Collisions soar at four Tupelo downtown intersections

TUPELO – In the two years since stop signs replaced traffic signals at four downtown intersections, accidents at those locations have more than doubled.
And at one intersection – Green and Elliot streets – the accident rate jumped sevenfold, according to statistics from the Tupelo Police Department.
“I’ve seen at least 12 accidents since they took down the traffic lights,” said Lawrence Deas, an attorney with an office on the corner of Jefferson and Church streets. “There is a near-accident every day. I sit here every day and hear the horns blare all the time.”
In the 21⁄2 years before the switch, Deas’ intersection logged seven accidents. In the two years afterward it had 17.
“I even wrote a letter to each member of the City Council, to the mayor, the Public Works director, to everybody I could think of,” Deas said, “warning that they needed to do something before somebody got seriously hurt or worse.”
The changed after the Tupelo Traffic Committee unanimously voted on the matter Aug. 14, 2007. Members did so based on the recommendation of then-Public Works Director John Pittman, who wanted to improve traffic flow.
But their exact directives weren’t followed.
Minutes show the committee recommended replacing the traffic signals with four-way stops at Jefferson and Church and Jefferson and Broadway.
Instead, they got two-way stops with Jefferson as a through street.
The committee also recommended a three-way stop at Jefferson and Madison, but that intersection kept its signal.
Only the intersections at Green and Elliot and Green and Magazine were changed according to the committee’s recommendation. Both got two-way stops with Green being a through street. Both also saw an increase in accidents.
Tupelo Water & Light Manager Johnny Timmons, who handles traffic signals, said he understood the committee’s recommendations differently than what’s reflected in the minutes.
“I always understood that they wanted Jefferson and Green to be the primary arteries,” he said, “so we didn’t want to shut those down with stop signs.”
Timmons said he has personally received three complaints about safety at those intersections.

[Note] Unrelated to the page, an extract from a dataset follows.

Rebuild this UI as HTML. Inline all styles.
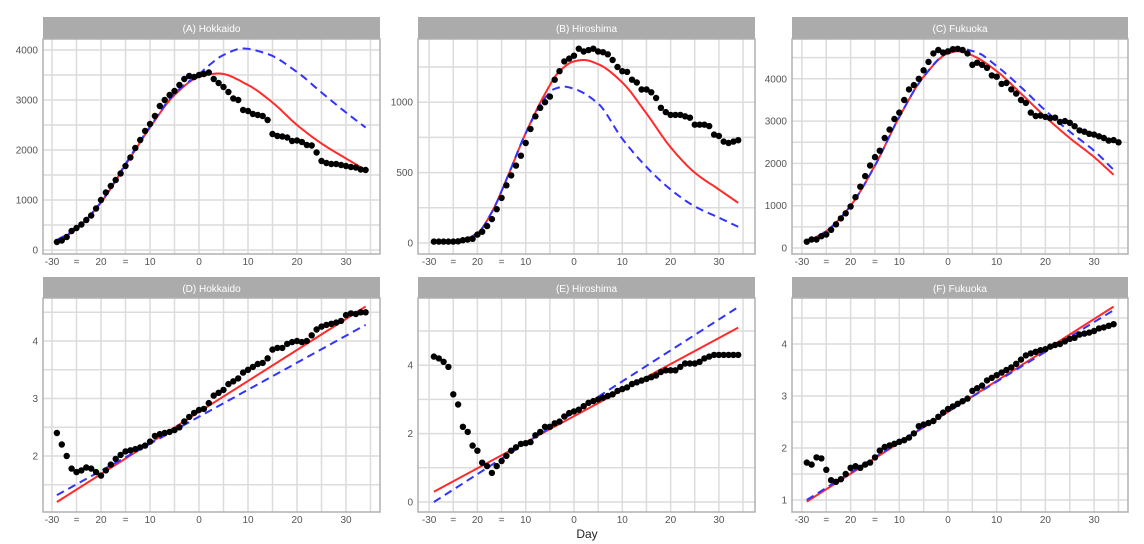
<!DOCTYPE html>
<html><head><meta charset="utf-8"><style>
html,body{margin:0;padding:0;background:#fff;}
svg{display:block;font-family:"Liberation Sans",sans-serif;}
</style></head><body>
<svg id="s" width="1144" height="544" xmlns="http://www.w3.org/2000/svg"></svg>
<script>
const S=document.getElementById('s');let h='';
function interp(P){const n=P.length;if(n==2)return P;
 const d=[],m=[];for(let i=0;i<n-1;i++)d.push((P[i+1][1]-P[i][1])/(P[i+1][0]-P[i][0]));
 m[0]=d[0];m[n-1]=d[n-2];
 for(let i=1;i<n-1;i++){if(d[i-1]*d[i]<=0)m[i]=0;else{const h0=P[i][0]-P[i-1][0],h1=P[i+1][0]-P[i][0];const w1=2*h1+h0,w2=h1+2*h0;m[i]=(w1+w2)/(w1/d[i-1]+w2/d[i]);}}
 const out=[];
 for(let i=0;i<n-1;i++){const x0=P[i][0],x1=P[i+1][0],y0=P[i][1],y1=P[i+1][1],hh=x1-x0;
  for(let s=0;s<20;s++){const t=s/20,t2=t*t,t3=t2*t;
   out.push([x0+t*hh,(2*t3-3*t2+1)*y0+(t3-2*t2+t)*hh*m[i]+(-2*t3+3*t2)*y1+(t3-t2)*hh*m[i+1]]);}}
 out.push(P[n-1]);return out;}
function panel(o){
 const X=t=>o.x0+o.k*t, Y=v=>o.yb-(v-o.v0)*o.ky;
 h+=`<rect x="${o.bx}" y="${o.sy}" width="${o.bw}" height="${o.top-o.sy}" fill="#ababab"/>`;
 h+=`<text x="${o.bx+o.bw/2}" y="${o.sy+15}" fill="#fff" font-size="10" text-anchor="middle">${o.title}</text>`;
 for(let t=-30;t<=35;t+=5){const x=X(t);if(x<o.bx||x>o.bx+o.bw)continue;h+=`<line x1="${x}" y1="${o.top}" x2="${x}" y2="${o.bot}" stroke="#dcdcdc" stroke-width="1.5"/>`;}
 for(const v of o.hg){const y=Y(v);if(y<o.top||y>o.bot)continue;h+=`<line x1="${o.bx}" y1="${y}" x2="${o.bx+o.bw}" y2="${y}" stroke="#dcdcdc" stroke-width="1.5"/>`;}
 h+=`<rect x="${o.bx}" y="${o.top}" width="${o.bw}" height="${o.bot-o.top}" fill="none" stroke="#b0b0b0" stroke-width="1.5"/>`;
 for(const v of o.yl){h+=`<text x="${o.bx-5}" y="${Y(v)+3.5}" fill="#555" font-size="10" text-anchor="end">${v}</text>`;}
 const xl=[[-30,'-30'],[-25,'='],[-20,'20'],[-15,'='],[-10,'10'],[0,'0'],[10,'10'],[20,'20'],[30,'30']];
 for(const [t,s] of xl){h+=`<text x="${X(t)}" y="${o.bot+11}" fill="#555" font-size="10" text-anchor="middle">${s}</text>`;}
 const path=P=>'M'+interp(P).map(p=>X(p[0]).toFixed(1)+','+Y(p[1]).toFixed(1)).join(' L');
 h+=`<path d="${path(o.red)}" fill="none" stroke="#ff2b2b" stroke-width="2"/>`;
 h+=`<path d="${path(o.blue)}" fill="none" stroke="#3333ff" stroke-width="2" stroke-dasharray="8,5"/>`;
 o.pts.forEach((v,i)=>{h+=`<circle cx="${X(-29+i).toFixed(1)}" cy="${Y(v).toFixed(1)}" r="3.2" fill="#000"/>`;});
}
const rng=(a,b,s)=>{const r=[];for(let v=a;v<=b+1e-9;v+=s)r.push(+v.toFixed(2));return r;};
panel({title:'(A) Hokkaido',bx:43,bw:337,sy:17,top:39,bot:254,x0:199,k:4.9,yb:250,v0:0,ky:0.05,hg:rng(0,4500,500),yl:[0,1000,2000,3000,4000],
red:[[-29,170],[-25,420],[-20,950],[-15,1700],[-10,2450],[-5,3100],[0,3460],[4,3530],[10,3300],[15,2950],[20,2500],[25,2130],[30,1830],[34,1600]],
blue:[[-29,200],[-25,430],[-20,960],[-15,1720],[-10,2470],[-5,3130],[0,3520],[5,3900],[9,4030],[14,3920],[20,3560],[25,3150],[30,2750],[34,2450]],
pts:[160,190,260,380,440,510,600,690,830,1000,1150,1280,1400,1530,1680,1850,2040,2200,2380,2520,2680,2880,3000,3100,3180,3300,3420,3480,3460,3500,3520,3550,3420,3340,3260,3160,3030,3000,2800,2780,2720,2700,2680,2600,2320,2280,2270,2250,2180,2190,2160,2100,2090,1950,1780,1740,1720,1720,1700,1680,1660,1650,1610,1600]});
panel({title:'(B) Hiroshima',bx:418,bw:337,sy:17,top:39,bot:254,x0:574,k:4.83,yb:243,v0:0,ky:0.1408,hg:rng(0,1500,250),yl:[0,500,1000],
red:[[-29,5],[-24,15],[-20,70],[-17,220],[-14,450],[-10,780],[-6,1060],[-3,1220],[0,1290],[2,1300],[5,1270],[10,1140],[15,920],[20,680],[25,500],[30,380],[34,285]],
blue:[[-29,5],[-24,15],[-20,70],[-17,220],[-14,450],[-10,780],[-6,1030],[-4,1095],[-2,1110],[0,1095],[5,990],[10,740],[15,540],[20,380],[25,260],[30,180],[34,115]],
pts:[10,10,10,10,10,12,20,25,30,60,80,120,170,240,320,410,480,550,620,710,810,900,960,1000,1040,1160,1220,1290,1310,1330,1380,1360,1370,1380,1360,1355,1340,1300,1250,1220,1215,1160,1140,1090,1090,1070,1030,960,930,910,910,910,900,890,840,840,840,830,770,760,720,710,720,730]});
panel({title:'(C) Fukuoka',bx:792,bw:336,sy:17,top:39,bot:254,x0:948,k:4.87,yb:248,v0:0,ky:0.0423,hg:rng(0,5000,500),yl:[0,1000,2000,3000,4000],
red:[[-29,150],[-25,400],[-20,1000],[-15,1950],[-10,3100],[-5,4050],[0,4600],[2,4650],[5,4550],[10,4180],[15,3650],[20,3100],[25,2600],[30,2150],[34,1730]],
blue:[[-29,150],[-25,400],[-20,1000],[-15,1950],[-10,3100],[-5,4050],[0,4620],[3,4700],[6,4620],[10,4300],[15,3800],[20,3250],[25,2750],[30,2300],[34,1850]],
pts:[150,200,200,280,320,430,560,700,820,980,1200,1450,1700,1950,2150,2300,2600,2800,3050,3200,3500,3750,3850,4000,4200,4400,4600,4680,4620,4650,4700,4710,4680,4600,4330,4380,4330,4260,4080,4050,3880,3900,3750,3650,3500,3430,3200,3120,3130,3100,3070,3080,2980,3000,2960,2880,2780,2750,2700,2680,2640,2600,2540,2550,2500]});
panel({title:'(D) Hokkaido',bx:43,bw:337,sy:277,top:298,bot:512,x0:199,k:4.9,yb:456,v0:2,ky:57.5,hg:rng(1.5,5,0.5),yl:[2,3,4],
red:[[-29,1.2],[34,4.6]],blue:[[-29,1.32],[34,4.28]],
pts:[2.4,2.2,2.0,1.78,1.72,1.75,1.8,1.78,1.72,1.66,1.75,1.85,1.95,2.02,2.08,2.1,2.12,2.15,2.18,2.25,2.35,2.38,2.4,2.42,2.45,2.5,2.6,2.68,2.75,2.8,2.82,2.92,3.05,3.1,3.15,3.25,3.3,3.35,3.45,3.5,3.55,3.6,3.62,3.7,3.85,3.88,3.88,3.95,3.98,4.0,3.98,4.0,4.1,4.2,4.25,4.28,4.3,4.32,4.35,4.45,4.48,4.47,4.5,4.5]});
panel({title:'(E) Hiroshima',bx:418,bw:337,sy:277,top:298,bot:512,x0:574,k:4.83,yb:502,v0:0,ky:34.2,hg:rng(0,6,1),yl:[0,2,4],
red:[[-29,0.3],[34,5.1]],blue:[[-29,0.0],[34,5.7]],
pts:[4.25,4.2,4.1,3.95,3.15,2.85,2.2,2.05,1.65,1.5,1.15,1.05,0.85,1.05,1.2,1.35,1.5,1.6,1.7,1.72,1.75,1.95,2.05,2.2,2.2,2.3,2.35,2.5,2.6,2.65,2.7,2.8,2.9,2.95,3.0,3.05,3.1,3.15,3.25,3.3,3.35,3.45,3.5,3.55,3.6,3.65,3.7,3.8,3.85,3.85,3.85,3.95,4.05,4.05,4.05,4.1,4.2,4.25,4.3,4.3,4.3,4.3,4.3,4.3]});
panel({title:'(F) Fukuoka',bx:792,bw:336,sy:277,top:298,bot:512,x0:948,k:4.87,yb:500,v0:1,ky:52,hg:rng(1,5,0.5),yl:[1,2,3,4],
red:[[-29,0.97],[34,4.72]],blue:[[-29,1.0],[0,2.7],[34,4.65]],
pts:[1.72,1.68,1.82,1.8,1.58,1.38,1.35,1.4,1.5,1.62,1.65,1.62,1.68,1.72,1.82,1.95,2.02,2.05,2.08,2.12,2.15,2.2,2.28,2.42,2.45,2.48,2.52,2.6,2.68,2.75,2.8,2.85,2.9,2.95,3.1,3.15,3.2,3.3,3.35,3.4,3.45,3.5,3.55,3.62,3.7,3.78,3.82,3.85,3.88,3.9,3.95,3.98,4.0,4.05,4.1,4.12,4.18,4.2,4.22,4.25,4.3,4.32,4.35,4.38]});
h+=`<text x="587" y="538" fill="#222" font-size="12" text-anchor="middle">Day</text>`;
S.innerHTML=h;
</script>
</body></html>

He said he’ll take the police statistics back to the Traffic Committee and lobby for a change.
The problem, according to another downtown attorney, is that most people assume those intersections are four-way stops. Either motorists on Green and Jefferson stop when there’s no stop signs, or those stopped on the smaller streets assume the other motorists must also stop and they’ll pull out in front of them.
“I have seen probably two wrecks there in the last year, one of them was just the other day,” said Gary Carnathan, whose office is near Broadway and Jefferson. “I have seen probably five or six what I call squalling the tires, putting on the brakes and stopping before a collision. If you pull out on Broadway, you’re going to get nailed.”